### [Data records]

________________

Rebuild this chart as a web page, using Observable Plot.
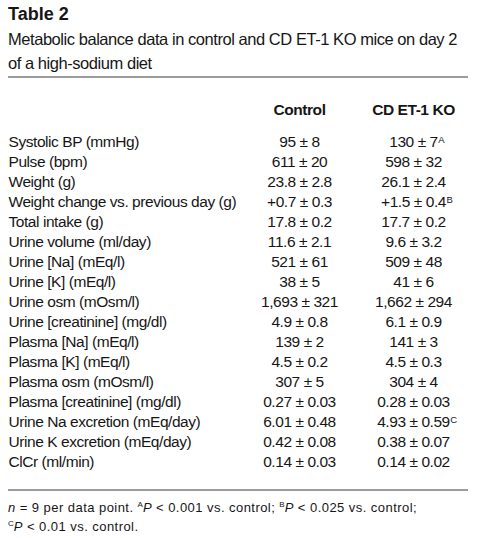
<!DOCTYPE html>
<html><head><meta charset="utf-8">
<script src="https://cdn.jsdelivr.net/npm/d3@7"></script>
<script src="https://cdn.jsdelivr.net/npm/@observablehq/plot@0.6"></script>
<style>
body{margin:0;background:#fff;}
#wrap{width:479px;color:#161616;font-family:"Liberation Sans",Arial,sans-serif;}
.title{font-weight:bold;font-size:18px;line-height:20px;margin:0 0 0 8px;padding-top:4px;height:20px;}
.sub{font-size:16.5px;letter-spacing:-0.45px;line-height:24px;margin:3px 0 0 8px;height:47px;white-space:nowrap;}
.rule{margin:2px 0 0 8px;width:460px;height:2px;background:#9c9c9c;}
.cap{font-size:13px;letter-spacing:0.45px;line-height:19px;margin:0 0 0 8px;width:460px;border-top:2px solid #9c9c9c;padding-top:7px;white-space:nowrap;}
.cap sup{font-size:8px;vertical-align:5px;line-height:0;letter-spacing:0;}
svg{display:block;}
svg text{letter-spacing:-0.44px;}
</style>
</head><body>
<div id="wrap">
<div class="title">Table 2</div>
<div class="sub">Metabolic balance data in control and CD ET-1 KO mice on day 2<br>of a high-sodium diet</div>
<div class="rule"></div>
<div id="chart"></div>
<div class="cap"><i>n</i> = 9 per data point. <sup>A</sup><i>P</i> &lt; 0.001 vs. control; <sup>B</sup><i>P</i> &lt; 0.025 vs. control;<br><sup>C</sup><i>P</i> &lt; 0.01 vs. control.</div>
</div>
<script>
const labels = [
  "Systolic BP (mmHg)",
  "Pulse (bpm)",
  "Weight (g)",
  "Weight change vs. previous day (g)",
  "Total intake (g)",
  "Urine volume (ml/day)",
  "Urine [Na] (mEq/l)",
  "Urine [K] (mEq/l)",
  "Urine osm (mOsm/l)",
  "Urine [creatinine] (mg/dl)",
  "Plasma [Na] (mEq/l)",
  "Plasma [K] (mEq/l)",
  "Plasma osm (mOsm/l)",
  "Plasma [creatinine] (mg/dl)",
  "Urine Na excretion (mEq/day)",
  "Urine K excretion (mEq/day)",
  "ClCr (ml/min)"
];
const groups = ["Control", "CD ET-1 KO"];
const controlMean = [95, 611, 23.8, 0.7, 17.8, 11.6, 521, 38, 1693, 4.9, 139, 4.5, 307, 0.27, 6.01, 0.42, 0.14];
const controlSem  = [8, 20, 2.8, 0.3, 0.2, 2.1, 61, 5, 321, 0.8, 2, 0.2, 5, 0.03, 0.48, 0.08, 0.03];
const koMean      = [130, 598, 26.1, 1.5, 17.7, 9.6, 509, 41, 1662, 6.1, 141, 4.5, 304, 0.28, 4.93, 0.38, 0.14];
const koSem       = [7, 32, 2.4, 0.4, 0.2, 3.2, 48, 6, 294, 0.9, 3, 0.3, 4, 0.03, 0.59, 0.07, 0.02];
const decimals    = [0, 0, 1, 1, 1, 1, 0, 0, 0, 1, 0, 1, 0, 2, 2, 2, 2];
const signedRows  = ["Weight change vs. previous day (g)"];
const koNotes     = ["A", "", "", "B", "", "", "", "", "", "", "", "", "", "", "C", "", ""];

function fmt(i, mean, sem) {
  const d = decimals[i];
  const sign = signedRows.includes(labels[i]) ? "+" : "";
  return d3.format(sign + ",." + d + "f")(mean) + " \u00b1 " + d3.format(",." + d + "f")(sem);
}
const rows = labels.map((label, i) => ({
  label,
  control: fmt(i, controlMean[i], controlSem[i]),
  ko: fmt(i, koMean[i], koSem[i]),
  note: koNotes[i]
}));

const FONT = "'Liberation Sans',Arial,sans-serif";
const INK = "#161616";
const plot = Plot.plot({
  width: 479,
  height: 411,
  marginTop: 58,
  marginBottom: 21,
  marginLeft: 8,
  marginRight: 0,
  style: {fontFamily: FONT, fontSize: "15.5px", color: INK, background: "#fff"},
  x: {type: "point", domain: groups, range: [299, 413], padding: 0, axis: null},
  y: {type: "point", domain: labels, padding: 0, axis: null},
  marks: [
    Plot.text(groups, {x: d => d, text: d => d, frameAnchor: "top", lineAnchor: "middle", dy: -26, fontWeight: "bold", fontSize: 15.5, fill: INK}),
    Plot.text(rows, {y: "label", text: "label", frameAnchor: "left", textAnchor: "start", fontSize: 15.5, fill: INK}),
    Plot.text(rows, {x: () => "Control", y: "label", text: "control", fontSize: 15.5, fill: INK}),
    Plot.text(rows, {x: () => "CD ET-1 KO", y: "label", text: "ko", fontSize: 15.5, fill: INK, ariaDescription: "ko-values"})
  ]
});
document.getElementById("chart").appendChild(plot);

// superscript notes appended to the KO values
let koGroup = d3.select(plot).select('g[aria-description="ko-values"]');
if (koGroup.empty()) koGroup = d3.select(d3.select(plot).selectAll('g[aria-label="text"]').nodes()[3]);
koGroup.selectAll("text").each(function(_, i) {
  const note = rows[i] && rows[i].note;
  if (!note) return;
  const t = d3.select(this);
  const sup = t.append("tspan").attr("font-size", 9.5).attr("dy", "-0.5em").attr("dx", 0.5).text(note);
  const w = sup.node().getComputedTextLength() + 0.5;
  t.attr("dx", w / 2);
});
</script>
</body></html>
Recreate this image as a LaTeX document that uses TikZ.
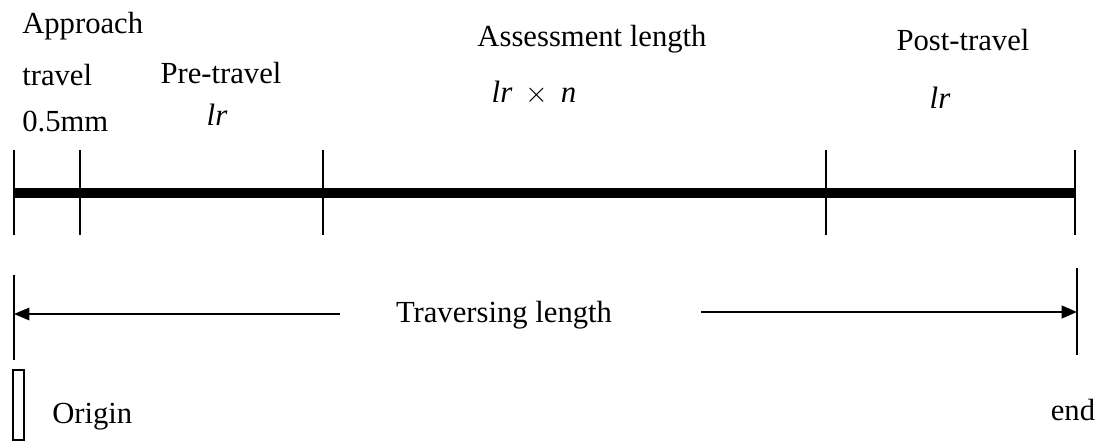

________________

### [What the exercise asks]
Return the listing above unchanged, apart from dropping its pictures.

### [Final answer]
Rebuild this chart as a web page, using Observable Plot.
<!DOCTYPE html>
<html><head><meta charset="utf-8">
<script src="https://cdn.jsdelivr.net/npm/d3@7"></script>
<script src="https://cdn.jsdelivr.net/npm/@observablehq/plot@0.6"></script>
<style>
body{margin:0;background:#fff;}
#wrap{width:479px;color:#161616;font-family:"Liberation Sans",Arial,sans-serif;}
.title{font-weight:bold;font-size:18px;line-height:20px;margin:0 0 0 8px;padding-top:4px;height:20px;}
.sub{font-size:16.5px;letter-spacing:-0.45px;line-height:24px;margin:3px 0 0 8px;height:47px;white-space:nowrap;}
.rule{margin:2px 0 0 8px;width:460px;height:2px;background:#9c9c9c;}
.cap{font-size:13px;letter-spacing:0.45px;line-height:19px;margin:0 0 0 8px;width:460px;border-top:2px solid #9c9c9c;padding-top:7px;white-space:nowrap;}
.cap sup{font-size:8px;vertical-align:5px;line-height:0;letter-spacing:0;}
svg{display:block;}
svg text{letter-spacing:-0.44px;}
</style>
</head><body>
<div id="wrap">
<div class="title">Table 2</div>
<div class="sub">Metabolic balance data in control and CD ET-1 KO mice on day 2<br>of a high-sodium diet</div>
<div class="rule"></div>
<div id="chart"></div>
<div class="cap"><i>n</i> = 9 per data point. <sup>A</sup><i>P</i> &lt; 0.001 vs. control; <sup>B</sup><i>P</i> &lt; 0.025 vs. control;<br><sup>C</sup><i>P</i> &lt; 0.01 vs. control.</div>
</div>
<script>
const labels = [
  "Systolic BP (mmHg)",
  "Pulse (bpm)",
  "Weight (g)",
  "Weight change vs. previous day (g)",
  "Total intake (g)",
  "Urine volume (ml/day)",
  "Urine [Na] (mEq/l)",
  "Urine [K] (mEq/l)",
  "Urine osm (mOsm/l)",
  "Urine [creatinine] (mg/dl)",
  "Plasma [Na] (mEq/l)",
  "Plasma [K] (mEq/l)",
  "Plasma osm (mOsm/l)",
  "Plasma [creatinine] (mg/dl)",
  "Urine Na excretion (mEq/day)",
  "Urine K excretion (mEq/day)",
  "ClCr (ml/min)"
];
const groups = ["Control", "CD ET-1 KO"];
const controlMean = [95, 611, 23.8, 0.7, 17.8, 11.6, 521, 38, 1693, 4.9, 139, 4.5, 307, 0.27, 6.01, 0.42, 0.14];
const controlSem  = [8, 20, 2.8, 0.3, 0.2, 2.1, 61, 5, 321, 0.8, 2, 0.2, 5, 0.03, 0.48, 0.08, 0.03];
const koMean      = [130, 598, 26.1, 1.5, 17.7, 9.6, 509, 41, 1662, 6.1, 141, 4.5, 304, 0.28, 4.93, 0.38, 0.14];
const koSem       = [7, 32, 2.4, 0.4, 0.2, 3.2, 48, 6, 294, 0.9, 3, 0.3, 4, 0.03, 0.59, 0.07, 0.02];
const decimals    = [0, 0, 1, 1, 1, 1, 0, 0, 0, 1, 0, 1, 0, 2, 2, 2, 2];
const signedRows  = ["Weight change vs. previous day (g)"];
const koNotes     = ["A", "", "", "B", "", "", "", "", "", "", "", "", "", "", "C", "", ""];

function fmt(i, mean, sem) {
  const d = decimals[i];
  const sign = signedRows.includes(labels[i]) ? "+" : "";
  return d3.format(sign + ",." + d + "f")(mean) + " \u00b1 " + d3.format(",." + d + "f")(sem);
}
const rows = labels.map((label, i) => ({
  label,
  control: fmt(i, controlMean[i], controlSem[i]),
  ko: fmt(i, koMean[i], koSem[i]),
  note: koNotes[i]
}));

const FONT = "'Liberation Sans',Arial,sans-serif";
const INK = "#161616";
const plot = Plot.plot({
  width: 479,
  height: 411,
  marginTop: 58,
  marginBottom: 21,
  marginLeft: 8,
  marginRight: 0,
  style: {fontFamily: FONT, fontSize: "15.5px", color: INK, background: "#fff"},
  x: {type: "point", domain: groups, range: [299, 413], padding: 0, axis: null},
  y: {type: "point", domain: labels, padding: 0, axis: null},
  marks: [
    Plot.text(groups, {x: d => d, text: d => d, frameAnchor: "top", lineAnchor: "middle", dy: -26, fontWeight: "bold", fontSize: 15.5, fill: INK}),
    Plot.text(rows, {y: "label", text: "label", frameAnchor: "left", textAnchor: "start", fontSize: 15.5, fill: INK}),
    Plot.text(rows, {x: () => "Control", y: "label", text: "control", fontSize: 15.5, fill: INK}),
    Plot.text(rows, {x: () => "CD ET-1 KO", y: "label", text: "ko", fontSize: 15.5, fill: INK, ariaDescription: "ko-values"})
  ]
});
document.getElementById("chart").appendChild(plot);

// superscript notes appended to the KO values
let koGroup = d3.select(plot).select('g[aria-description="ko-values"]');
if (koGroup.empty()) koGroup = d3.select(d3.select(plot).selectAll('g[aria-label="text"]').nodes()[3]);
koGroup.selectAll("text").each(function(_, i) {
  const note = rows[i] && rows[i].note;
  if (!note) return;
  const t = d3.select(this);
  const sup = t.append("tspan").attr("font-size", 9.5).attr("dy", "-0.5em").attr("dx", 0.5).text(note);
  const w = sup.node().getComputedTextLength() + 0.5;
  t.attr("dx", w / 2);
});
</script>
</body></html>
Recreate this image as a LaTeX document that uses TikZ.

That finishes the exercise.